Second, McKesson has not succeeded in demonstrating prejudice. Because the relief McLaughlin seeks is the same as that sought by True Health, McKesson will not be required to change its litigation strategy or conduct. See Besig, 683 F.2d at 1278 (holding that where "the relief sought in the amended complaint is identical to that demanded originally . . . the defendant is not prejudiced because his response to the action requires no revision"); Immigrant Assistance Project of L.A. Cnty. Fed'n of Labor (AFL-CIO) v. Immigration & Naturalization Serv., 306 F.3d 842, 858 (9th Cir. 2002) (concluding the existing class representative and putative class members shared an identity of interests such that putative class members could be named class representatives by amendment, and that amendment would not prejudice the defendant); Raynor Bros., 695 F.2d at 384 (explaining that when new and former plaintiffs "have sufficient identity of interests, relation back of the amendment is not prejudicial to the defendant.").
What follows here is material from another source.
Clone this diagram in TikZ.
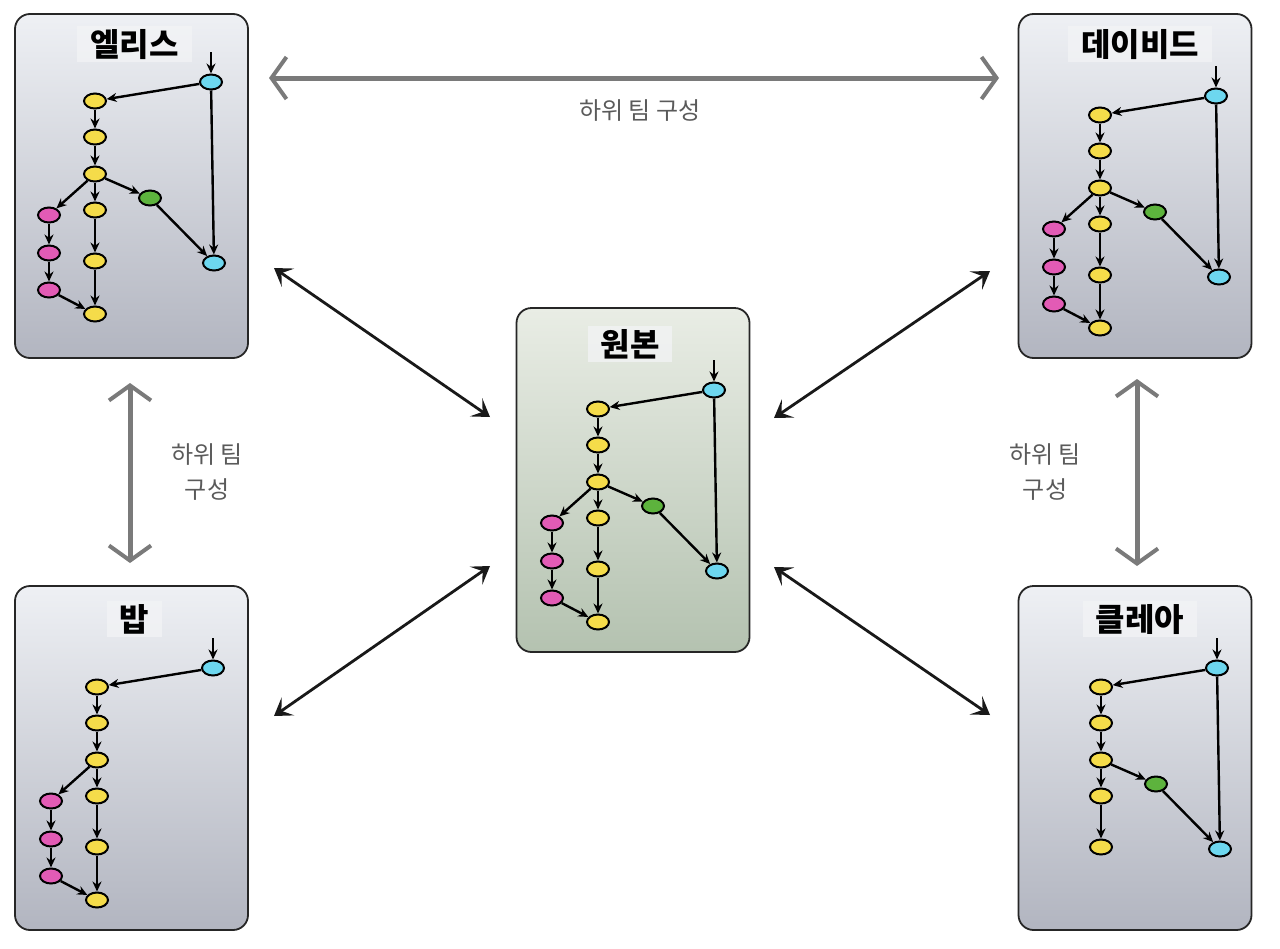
\documentclass[tikz,border=0pt]{standalone}
\usepackage{fontspec}
\setmainfont{Noto Sans CJK KR}
\usetikzlibrary{shapes.geometric, arrows.meta, positioning}

\definecolor{commityellow}{HTML}{F5DC4A}
\definecolor{commitcyan}{HTML}{6DD7EF}
\definecolor{commitpink}{HTML}{E25BB5}
\definecolor{commitgreen}{HTML}{5DB33D}
\definecolor{boxtop}{HTML}{EEF0F4}
\definecolor{boxbottom}{HTML}{B2B5C0}
\definecolor{origintop}{HTML}{E9EDE5}
\definecolor{originbottom}{HTML}{B4C2B0}
\definecolor{teamgray}{HTML}{7A7A7A}
\definecolor{labelgray}{HTML}{5A5A5A}
\definecolor{titleback}{HTML}{F3F4F6}

\tikzset{
  commit/.style={ellipse, draw=black, line width=2pt, minimum width=22pt, minimum height=15pt, inner sep=0pt},
  ycommit/.style={commit, fill=commityellow},
  ccommit/.style={commit, fill=commitcyan},
  pcommit/.style={commit, fill=commitpink},
  gcommit/.style={commit, fill=commitgreen},
  commitedge/.style={-{Stealth[length=10pt,width=9pt]}, line width=2.4pt},
  repobox/.style={rectangle, rounded corners=15pt, draw=black!85, line width=1.8pt, minimum width=233pt, minimum height=344pt, top color=boxtop, bottom color=boxbottom},
  originbox/.style={repobox, top color=origintop, bottom color=originbottom},
  repotitle/.style={fill=titleback, fill opacity=0.75, text opacity=1, font=\bfseries\fontsize{32}{34}\selectfont, inner xsep=13pt, inner ysep=3pt, minimum height=36pt},
  teamarrow/.style={{Straight Barb[length=15pt,width=42pt,line width=4pt]}-{Straight Barb[length=15pt,width=42pt,line width=4pt]}, line width=5pt, draw=teamgray},
  syncarrow/.style={{Stealth[length=17pt,width=22pt,inset=8pt]}-{Stealth[length=17pt,width=22pt,inset=8pt]}, line width=2.8pt, draw=black!90},
  teamlabel/.style={text=labelgray, font=\fontsize{24}{35}\selectfont, align=center}
}

% trunk: head commit and the main line
\newcommand{\trunk}[1]{%
  \coordinate (#1in) at (198,52);
  \node[ccommit] (#1c0) at (198,82) {};
  \node[ycommit] (#1y1) at (82,101) {};
  \node[ycommit] (#1y2) at (82,137) {};
  \node[ycommit] (#1y3) at (82,174) {};
  \node[ycommit] (#1y4) at (82,210) {};
  \node[ycommit] (#1y5) at (82,261) {};
  \draw[commitedge] (#1in) -- (#1c0);
  \draw[commitedge] (#1c0) -- (#1y1);
  \draw[commitedge] (#1y1) -- (#1y2);
  \draw[commitedge] (#1y2) -- (#1y3);
  \draw[commitedge] (#1y3) -- (#1y4);
  \draw[commitedge] (#1y4) -- (#1y5);
}
% pink branch merged back
\newcommand{\mergebranch}[1]{%
  \node[pcommit] (#1m1) at (36,215) {};
  \node[pcommit] (#1m2) at (36,253) {};
  \node[pcommit] (#1m3) at (36,290) {};
  \node[ycommit] (#1y6) at (82,314) {};
  \draw[commitedge] (#1y3) -- (#1m1);
  \draw[commitedge] (#1m1) -- (#1m2);
  \draw[commitedge] (#1m2) -- (#1m3);
  \draw[commitedge] (#1m3) -- (#1y6);
  \draw[commitedge] (#1y5) -- (#1y6);
}
% green branch up to the second head
\newcommand{\featurebranch}[1]{%
  \node[gcommit] (#1g) at (137,198) {};
  \node[ccommit] (#1c1) at (201,263) {};
  \draw[commitedge] (#1y3) -- (#1g);
  \draw[commitedge] (#1g) -- (#1c1);
  \draw[commitedge] (#1c0) -- (#1c1);
}

\begin{document}
\begin{tikzpicture}[x=1pt,y=1pt,yscale=-1,xscale=1]
\useasboundingbox (0,0) rectangle (1280,948);

%Shape: Boxes
\node[repobox] (alice) at (131.5,186) {};
\node[repobox] (david) at (1135,186) {};
\node[originbox] (origin) at (633,480) {};
\node[repobox] (bob) at (131.5,758) {};
\node[repobox] (claire) at (1135,758) {};

% Text Node
\node[repotitle, below=13pt of alice.north, xshift=3pt] (alicetitle) {엘리스};
\node[repotitle, below=13pt of david.north, xshift=5pt] (davidtitle) {데이비드};
\node[repotitle, below=19pt of origin.north, xshift=-3pt] (origintitle) {원본};
\node[repotitle, below=16pt of bob.north, xshift=3pt] (bobtitle) {밥};
\node[repotitle, below=16pt of claire.north, xshift=5pt] (clairetitle) {클레아};

% Graphs
\begin{scope}[shift={(13,0)}]
  \trunk{al} \mergebranch{al} \featurebranch{al}
\end{scope}
\begin{scope}[shift={(1018,14)}]
  \trunk{da} \mergebranch{da} \featurebranch{da}
\end{scope}
\begin{scope}[shift={(516,308)}]
  \trunk{or} \mergebranch{or} \featurebranch{or}
\end{scope}
\begin{scope}[shift={(15,586)}]
  \trunk{bo} \mergebranch{bo}
\end{scope}
\begin{scope}[shift={(1019,586)}]
  \trunk{cl} \featurebranch{cl}
\end{scope}

% Arrow ends
\coordinate (topl) at (269,78);
\coordinate (topr) at (999,78);
\coordinate (leftu) at (130,383);
\coordinate (leftd) at (130,563);
\coordinate (rightu) at (1137,379);
\coordinate (rightd) at (1137,566);
\coordinate (al1) at (274,268);
\coordinate (al2) at (490,417);
\coordinate (bo1) at (274,716);
\coordinate (bo2) at (490,566);
\coordinate (da1) at (990,271);
\coordinate (da2) at (774,418);
\coordinate (cl1) at (990,715);
\coordinate (cl2) at (774,567);

% Sub team arrows
\draw[teamarrow] (topl) -- (topr);
\draw[teamarrow] (leftu) -- (leftd);
\draw[teamarrow] (rightu) -- (rightd);
\node[teamlabel] (toplabel) at (640,111) {하위 팀 구성};
\node[teamlabel] (leftlabel) at (207,472) {하위 팀\\구성};
\node[teamlabel] (rightlabel) at (1045,472) {하위 팀\\구성};

% Sync arrows
\draw[syncarrow] (al1) -- (al2);
\draw[syncarrow] (bo1) -- (bo2);
\draw[syncarrow] (da1) -- (da2);
\draw[syncarrow] (cl1) -- (cl2);

\end{tikzpicture}
\end{document}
Adding a new plaintiff who is similarly situated to the original plaintiff does not cause McKesson any prejudice except that it incurs the potential for increased liability, In re Glacier Bay, 746 F. Supp. at 1391, but "[i]ncreased liability is not sufficient prejudice to deny the relation back of such plaintiffs." Id.
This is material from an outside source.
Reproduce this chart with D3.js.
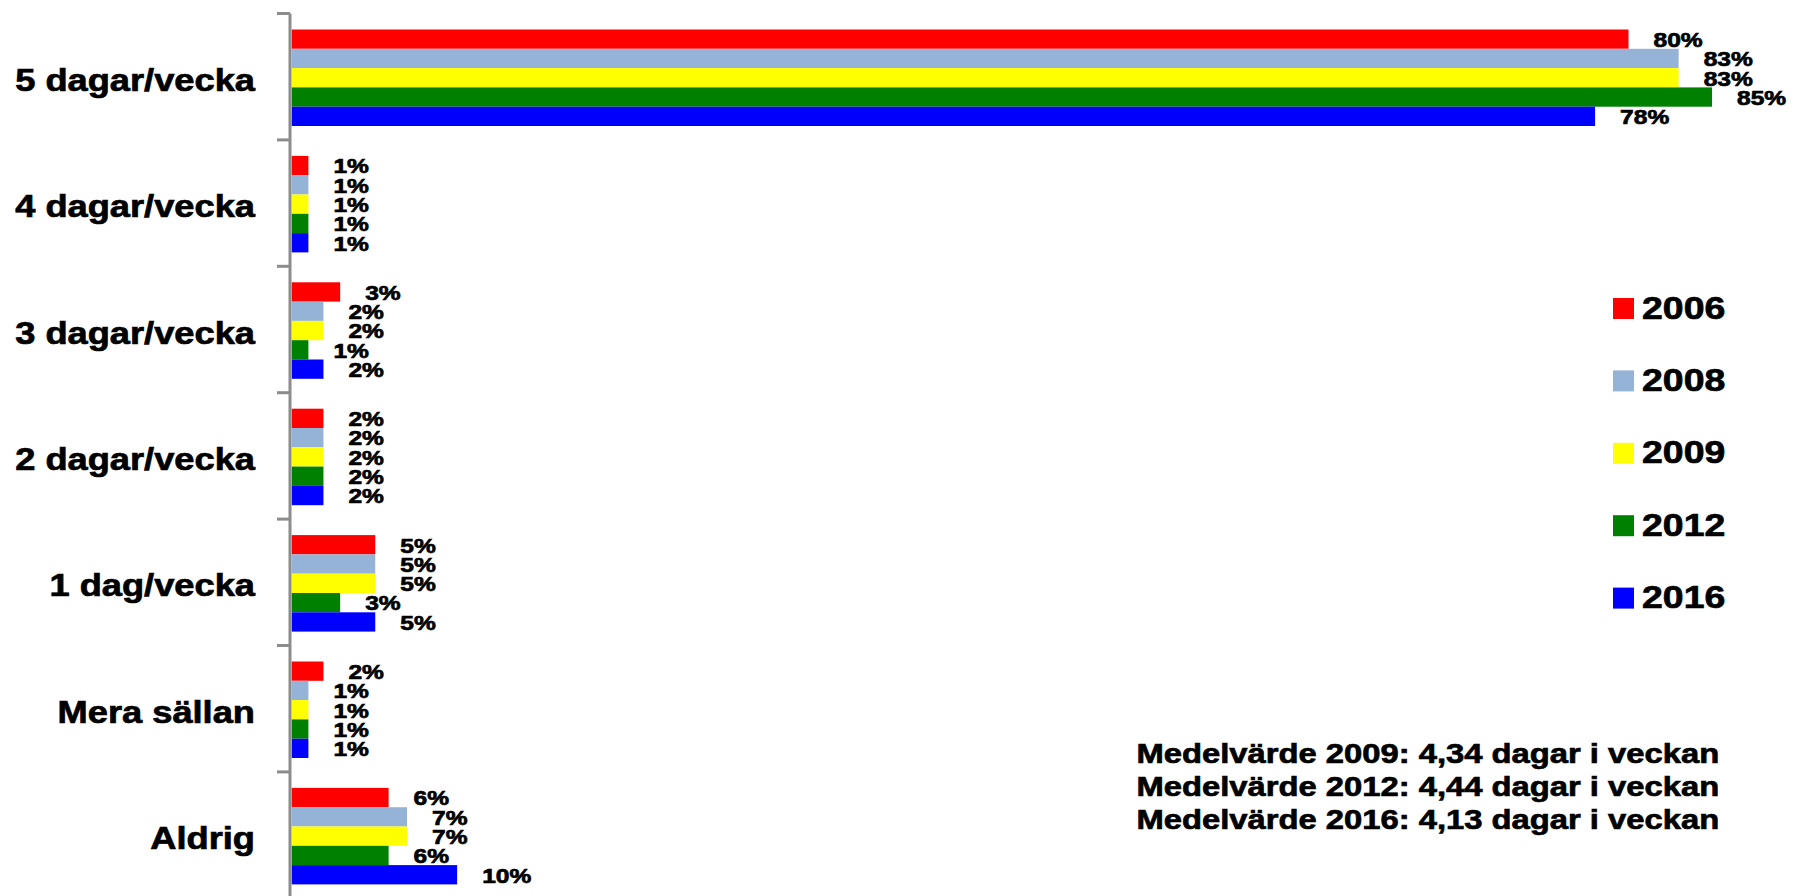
<!DOCTYPE html>
<html>
<head>
<meta charset="utf-8">
<script src="https://cdn.jsdelivr.net/npm/d3@7"></script>
<style>
  html, body { margin: 0; padding: 0; background: #fff; }
  svg { display: block; }
  text { font-family: "Liberation Sans", Arial, sans-serif; font-weight: bold; fill: #000; stroke: #000; stroke-width: 0.7px; }
</style>
</head>
<body>
<svg></svg>
<script>
const categories = ["5 dagar/vecka", "4 dagar/vecka", "3 dagar/vecka", "2 dagar/vecka", "1 dag/vecka", "Mera sällan", "Aldrig"]
const years = ["2006", "2008", "2009", "2012", "2016"]
const colors = ["#ff0000", "#95b3d7", "#ffff00", "#008000", "#0000ff"]

// percent per category, one array per year
const v2006 = [80, 1, 2.9, 1.9, 5, 1.9, 5.8]
const v2008 = [83, 1, 1.9, 1.9, 5, 1, 6.9]
const v2009 = [83, 1, 1.9, 1.9, 5, 1, 6.9]
const v2012 = [85, 1, 1, 1.9, 2.9, 1, 5.8]
const v2016 = [78, 1, 1.9, 1.9, 5, 1, 9.9]
const series = [v2006, v2008, v2009, v2012, v2016]

const notes = [
  "Medelvärde 2009: 4,34 dagar i veckan",
  "Medelvärde 2012: 4,44 dagar i veckan",
  "Medelvärde 2016: 4,13 dagar i veckan"
]

const stretch = 1.17

const svg = d3.select("svg")
  .attr("width", 1803)
  .attr("height", 896)

const catScale = d3.scaleBand()
  .domain(categories)
  .range([13.5, 13.5 + 126.4 * categories.length])

const yearScale = d3.scaleBand()
  .domain(years)
  .range([16, 112.5])

const xScale = d3.scaleLinear()
  .domain([0, 100])
  .range([291.7, 1962.7])

const rows = categories.map((c,i) => {
  return years.map((y,j) => {
    return {cat: c, year: y, value: series[j][i], color: colors[j]}
  })
})

const groups = svg
  .selectAll("g.cat")
  .data(rows)
  .enter().append("g")
  .attr("class", "cat")
  .attr("transform", (d,i) => {
    return `translate(0, ${catScale(categories[i])})`
  })

groups
  .selectAll("rect")
  .data(d => d)
  .enter().append("rect")
  .attr("x", xScale(0))
  .attr("y", d => yearScale(d.year))
  .attr("width", d => xScale(d.value) - xScale(0))
  .attr("height", yearScale.bandwidth())
  .attr("fill", d => d.color)

groups
  .selectAll("text.val")
  .data(d => d)
  .enter().append("text")
  .attr("class", "val")
  .attr("transform", d => {
    return `translate(${xScale(d.value) + 25}, ${yearScale(d.year) + yearScale.bandwidth() / 2 + 7.8}) scale(${stretch},1)`
  })
  .style("font-size", "21px")
  .text(d => Math.round(d.value) + "%")

// axis line + ticks at category boundaries
const axis = svg.append("g")
  .attr("stroke", "#8c8c8c")
  .attr("stroke-width", 3)

axis.append("line")
  .attr("x1", 290)
  .attr("x2", 290)
  .attr("y1", catScale.range()[0])
  .attr("y2", catScale.range()[1])

axis.selectAll("line.tick")
  .data(categories)
  .enter().append("line")
  .attr("class", "tick")
  .attr("x1", 277)
  .attr("x2", 290)
  .attr("y1", d => catScale(d))
  .attr("y2", d => catScale(d))

svg.selectAll("text.cat")
  .data(categories)
  .enter().append("text")
  .attr("class", "cat")
  .attr("text-anchor", "end")
  .attr("transform", d => {
    return `translate(255, ${catScale(d) + catScale.bandwidth() / 2 + 14}) scale(${stretch},1)`
  })
  .style("font-size", "31px")
  .text(d => d)

// legend
const legend = svg.selectAll("g.legend")
  .data(years)
  .enter().append("g")
  .attr("class", "legend")
  .attr("transform", (d,i) => `translate(1613, ${298 + i * 72.4})`)

legend.append("rect")
  .attr("width", 21)
  .attr("height", 21)
  .attr("fill", (d,i) => colors[i])

legend.append("text")
  .attr("transform", `translate(29, 20.5) scale(${stretch},1)`)
  .style("font-size", "32px")
  .text(d => d)

svg.selectAll("text.note")
  .data(notes)
  .enter().append("text")
  .attr("class", "note")
  .attr("transform", (d,i) => `translate(1136.5, ${763.3 + i * 33}) scale(${stretch},1)`)
  .style("font-size", "28px")
  .text(d => d)
</script>
</body>
</html>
McKesson rests much of its claim of prejudice on the fact that True Health's motion comes after the deadline for the amendment of pleadings contained in the Court's scheduling order. Although McKesson correctly notes that order's statement that "[t]he Court does not anticipate further amendment of the pleadings," ECF No. 70 at 2 (quoting ECF No. 66 at 1), the fact is that the parties (including McKesson) both earlier agreed that True Health could have until June 30, 2014 to amend its pleadings, ECF No. 45 at 4. Although the Court unilaterally declined to adopt the parties' suggested deadline, the fact remains that just a few months ago, McKesson affirmatively anticipated that True Health might amend its complaint — and True Health has now attempted to do so almost two months earlier than McKesson would have allowed.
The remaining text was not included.